### WORK TO DO
Look through the listing for the word "Give". Copy each line that has it.

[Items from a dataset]
______
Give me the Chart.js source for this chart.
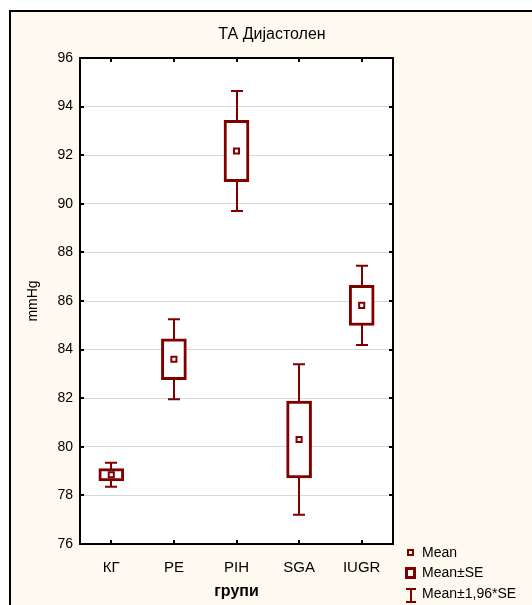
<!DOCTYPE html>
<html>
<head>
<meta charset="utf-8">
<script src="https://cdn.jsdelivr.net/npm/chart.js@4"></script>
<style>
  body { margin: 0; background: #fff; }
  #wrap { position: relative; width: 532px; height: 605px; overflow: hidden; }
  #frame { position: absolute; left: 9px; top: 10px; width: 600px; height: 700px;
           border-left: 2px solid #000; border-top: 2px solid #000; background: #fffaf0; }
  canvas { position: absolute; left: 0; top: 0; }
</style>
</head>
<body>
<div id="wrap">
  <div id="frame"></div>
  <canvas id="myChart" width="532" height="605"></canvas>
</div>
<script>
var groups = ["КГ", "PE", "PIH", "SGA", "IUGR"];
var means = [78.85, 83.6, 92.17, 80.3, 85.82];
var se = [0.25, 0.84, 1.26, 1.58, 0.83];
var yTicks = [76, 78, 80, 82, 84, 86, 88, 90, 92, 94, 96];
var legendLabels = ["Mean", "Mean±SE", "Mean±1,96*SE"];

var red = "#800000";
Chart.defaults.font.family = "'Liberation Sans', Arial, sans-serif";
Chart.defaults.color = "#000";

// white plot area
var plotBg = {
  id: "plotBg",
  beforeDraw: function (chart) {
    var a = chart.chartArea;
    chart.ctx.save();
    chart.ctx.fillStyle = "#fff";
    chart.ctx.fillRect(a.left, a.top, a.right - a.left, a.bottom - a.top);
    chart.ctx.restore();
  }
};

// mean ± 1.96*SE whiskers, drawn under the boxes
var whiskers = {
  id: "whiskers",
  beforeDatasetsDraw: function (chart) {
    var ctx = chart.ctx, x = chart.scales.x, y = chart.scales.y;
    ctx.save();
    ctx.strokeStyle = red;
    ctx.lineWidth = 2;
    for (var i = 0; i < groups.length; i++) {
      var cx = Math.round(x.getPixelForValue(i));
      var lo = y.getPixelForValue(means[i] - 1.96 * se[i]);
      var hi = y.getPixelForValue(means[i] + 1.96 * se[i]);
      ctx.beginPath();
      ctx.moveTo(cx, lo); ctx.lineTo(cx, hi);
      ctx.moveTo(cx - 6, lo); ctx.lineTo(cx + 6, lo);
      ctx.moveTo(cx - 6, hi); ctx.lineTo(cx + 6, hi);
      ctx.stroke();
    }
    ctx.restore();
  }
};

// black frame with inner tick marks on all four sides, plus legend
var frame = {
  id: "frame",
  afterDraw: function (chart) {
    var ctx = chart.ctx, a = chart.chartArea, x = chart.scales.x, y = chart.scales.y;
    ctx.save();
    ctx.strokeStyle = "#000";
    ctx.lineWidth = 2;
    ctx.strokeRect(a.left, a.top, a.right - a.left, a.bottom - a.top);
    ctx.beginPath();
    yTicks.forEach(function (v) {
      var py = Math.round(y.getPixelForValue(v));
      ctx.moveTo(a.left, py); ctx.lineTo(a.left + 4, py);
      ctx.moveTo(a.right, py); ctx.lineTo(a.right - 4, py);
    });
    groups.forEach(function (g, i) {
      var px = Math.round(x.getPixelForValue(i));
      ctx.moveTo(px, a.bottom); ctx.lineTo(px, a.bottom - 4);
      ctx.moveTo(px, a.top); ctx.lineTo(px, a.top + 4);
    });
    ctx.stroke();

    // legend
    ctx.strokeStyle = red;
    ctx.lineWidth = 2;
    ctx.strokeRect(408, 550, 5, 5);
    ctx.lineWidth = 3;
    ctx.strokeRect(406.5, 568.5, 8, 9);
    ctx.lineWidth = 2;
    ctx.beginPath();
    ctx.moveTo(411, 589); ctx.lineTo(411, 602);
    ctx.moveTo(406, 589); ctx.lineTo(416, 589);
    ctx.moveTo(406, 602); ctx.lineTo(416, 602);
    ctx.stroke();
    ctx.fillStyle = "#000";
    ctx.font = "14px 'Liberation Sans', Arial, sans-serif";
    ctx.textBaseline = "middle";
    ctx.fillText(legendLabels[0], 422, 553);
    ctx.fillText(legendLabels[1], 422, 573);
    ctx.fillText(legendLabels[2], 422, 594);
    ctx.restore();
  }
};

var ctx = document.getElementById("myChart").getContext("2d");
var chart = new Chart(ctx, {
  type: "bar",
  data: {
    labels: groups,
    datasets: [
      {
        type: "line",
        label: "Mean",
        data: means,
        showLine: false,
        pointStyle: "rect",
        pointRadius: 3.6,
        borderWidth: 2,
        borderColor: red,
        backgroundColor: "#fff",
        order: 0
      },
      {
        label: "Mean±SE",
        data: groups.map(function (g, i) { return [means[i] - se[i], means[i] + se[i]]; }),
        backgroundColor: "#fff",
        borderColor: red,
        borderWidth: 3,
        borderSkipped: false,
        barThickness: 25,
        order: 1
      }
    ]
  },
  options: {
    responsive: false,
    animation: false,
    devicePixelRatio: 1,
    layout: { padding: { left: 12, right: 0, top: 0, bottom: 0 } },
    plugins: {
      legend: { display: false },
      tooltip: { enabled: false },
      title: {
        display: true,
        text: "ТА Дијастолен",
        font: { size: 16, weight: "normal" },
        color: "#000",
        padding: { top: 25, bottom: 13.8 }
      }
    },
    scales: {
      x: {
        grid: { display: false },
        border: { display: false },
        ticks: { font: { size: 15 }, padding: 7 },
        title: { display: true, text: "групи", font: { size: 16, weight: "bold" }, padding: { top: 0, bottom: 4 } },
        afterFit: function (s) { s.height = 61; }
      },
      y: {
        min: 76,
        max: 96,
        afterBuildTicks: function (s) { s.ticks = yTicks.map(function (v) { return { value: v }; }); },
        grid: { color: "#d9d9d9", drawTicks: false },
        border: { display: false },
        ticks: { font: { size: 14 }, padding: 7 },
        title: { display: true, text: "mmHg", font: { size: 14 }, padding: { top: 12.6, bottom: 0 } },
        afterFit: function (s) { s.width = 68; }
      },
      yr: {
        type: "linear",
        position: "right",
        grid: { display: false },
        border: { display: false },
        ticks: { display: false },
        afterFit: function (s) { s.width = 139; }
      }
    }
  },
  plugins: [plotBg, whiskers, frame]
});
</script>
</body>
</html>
______
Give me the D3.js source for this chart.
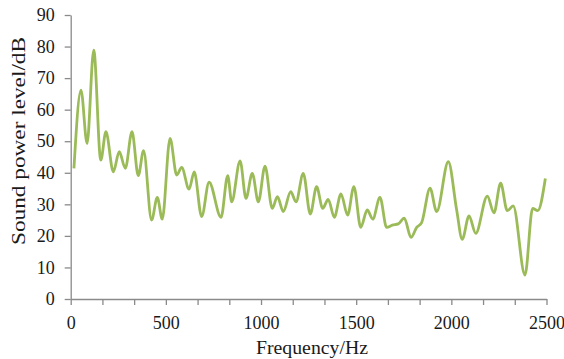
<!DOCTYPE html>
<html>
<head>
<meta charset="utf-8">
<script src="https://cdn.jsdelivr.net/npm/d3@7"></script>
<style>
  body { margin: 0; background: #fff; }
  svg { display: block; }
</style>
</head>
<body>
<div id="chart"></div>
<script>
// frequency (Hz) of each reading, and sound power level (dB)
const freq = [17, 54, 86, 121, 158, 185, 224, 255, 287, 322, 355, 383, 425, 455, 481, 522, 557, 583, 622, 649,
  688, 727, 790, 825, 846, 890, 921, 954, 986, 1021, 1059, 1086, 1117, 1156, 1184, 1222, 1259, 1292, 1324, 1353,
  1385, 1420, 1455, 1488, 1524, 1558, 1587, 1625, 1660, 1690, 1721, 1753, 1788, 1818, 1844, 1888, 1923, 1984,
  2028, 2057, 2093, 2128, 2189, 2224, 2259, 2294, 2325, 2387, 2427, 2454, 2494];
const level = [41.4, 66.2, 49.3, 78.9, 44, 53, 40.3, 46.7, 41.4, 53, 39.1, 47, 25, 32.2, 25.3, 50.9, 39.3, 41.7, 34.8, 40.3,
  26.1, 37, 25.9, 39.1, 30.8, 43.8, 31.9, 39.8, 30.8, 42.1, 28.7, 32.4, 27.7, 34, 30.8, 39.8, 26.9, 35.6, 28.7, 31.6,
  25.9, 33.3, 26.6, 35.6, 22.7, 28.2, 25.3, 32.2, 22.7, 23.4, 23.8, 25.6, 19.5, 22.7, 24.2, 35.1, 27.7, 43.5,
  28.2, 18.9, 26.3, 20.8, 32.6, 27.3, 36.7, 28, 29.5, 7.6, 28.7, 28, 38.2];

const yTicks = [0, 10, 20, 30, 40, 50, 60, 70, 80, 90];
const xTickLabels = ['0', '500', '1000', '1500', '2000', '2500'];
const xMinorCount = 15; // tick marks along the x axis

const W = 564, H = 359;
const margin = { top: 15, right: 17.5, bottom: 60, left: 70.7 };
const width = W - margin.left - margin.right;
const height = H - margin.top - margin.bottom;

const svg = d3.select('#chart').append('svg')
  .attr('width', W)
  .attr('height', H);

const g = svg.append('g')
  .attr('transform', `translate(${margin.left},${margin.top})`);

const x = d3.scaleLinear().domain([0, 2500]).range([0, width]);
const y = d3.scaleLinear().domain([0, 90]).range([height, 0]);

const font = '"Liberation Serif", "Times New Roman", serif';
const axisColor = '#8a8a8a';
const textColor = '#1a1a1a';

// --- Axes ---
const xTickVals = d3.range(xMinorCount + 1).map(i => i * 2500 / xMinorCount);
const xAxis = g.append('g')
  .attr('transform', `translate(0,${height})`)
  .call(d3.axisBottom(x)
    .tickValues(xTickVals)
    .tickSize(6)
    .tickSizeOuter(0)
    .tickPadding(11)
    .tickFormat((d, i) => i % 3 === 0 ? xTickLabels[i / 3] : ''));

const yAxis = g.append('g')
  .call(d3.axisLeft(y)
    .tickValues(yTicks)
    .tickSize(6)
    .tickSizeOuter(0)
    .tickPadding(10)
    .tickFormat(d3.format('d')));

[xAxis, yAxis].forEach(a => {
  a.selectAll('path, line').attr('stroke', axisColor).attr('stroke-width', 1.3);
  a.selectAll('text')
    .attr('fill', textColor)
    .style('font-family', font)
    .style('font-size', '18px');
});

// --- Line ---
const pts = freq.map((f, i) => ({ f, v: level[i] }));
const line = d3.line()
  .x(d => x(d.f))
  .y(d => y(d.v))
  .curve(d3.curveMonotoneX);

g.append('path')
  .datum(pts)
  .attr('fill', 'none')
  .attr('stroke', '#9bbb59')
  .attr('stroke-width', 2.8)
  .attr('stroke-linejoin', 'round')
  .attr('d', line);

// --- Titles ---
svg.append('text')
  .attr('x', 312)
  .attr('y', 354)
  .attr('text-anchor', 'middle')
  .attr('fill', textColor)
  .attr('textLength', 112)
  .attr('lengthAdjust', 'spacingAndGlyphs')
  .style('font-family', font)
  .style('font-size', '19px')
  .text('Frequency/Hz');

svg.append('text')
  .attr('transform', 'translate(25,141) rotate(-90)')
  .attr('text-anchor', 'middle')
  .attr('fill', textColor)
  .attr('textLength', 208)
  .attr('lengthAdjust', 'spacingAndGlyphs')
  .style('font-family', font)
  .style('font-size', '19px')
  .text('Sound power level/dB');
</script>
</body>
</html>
______
### RESPONSE TO THE EXERCISE
Give me the Chart.js source for this chart.
Give me the D3.js source for this chart.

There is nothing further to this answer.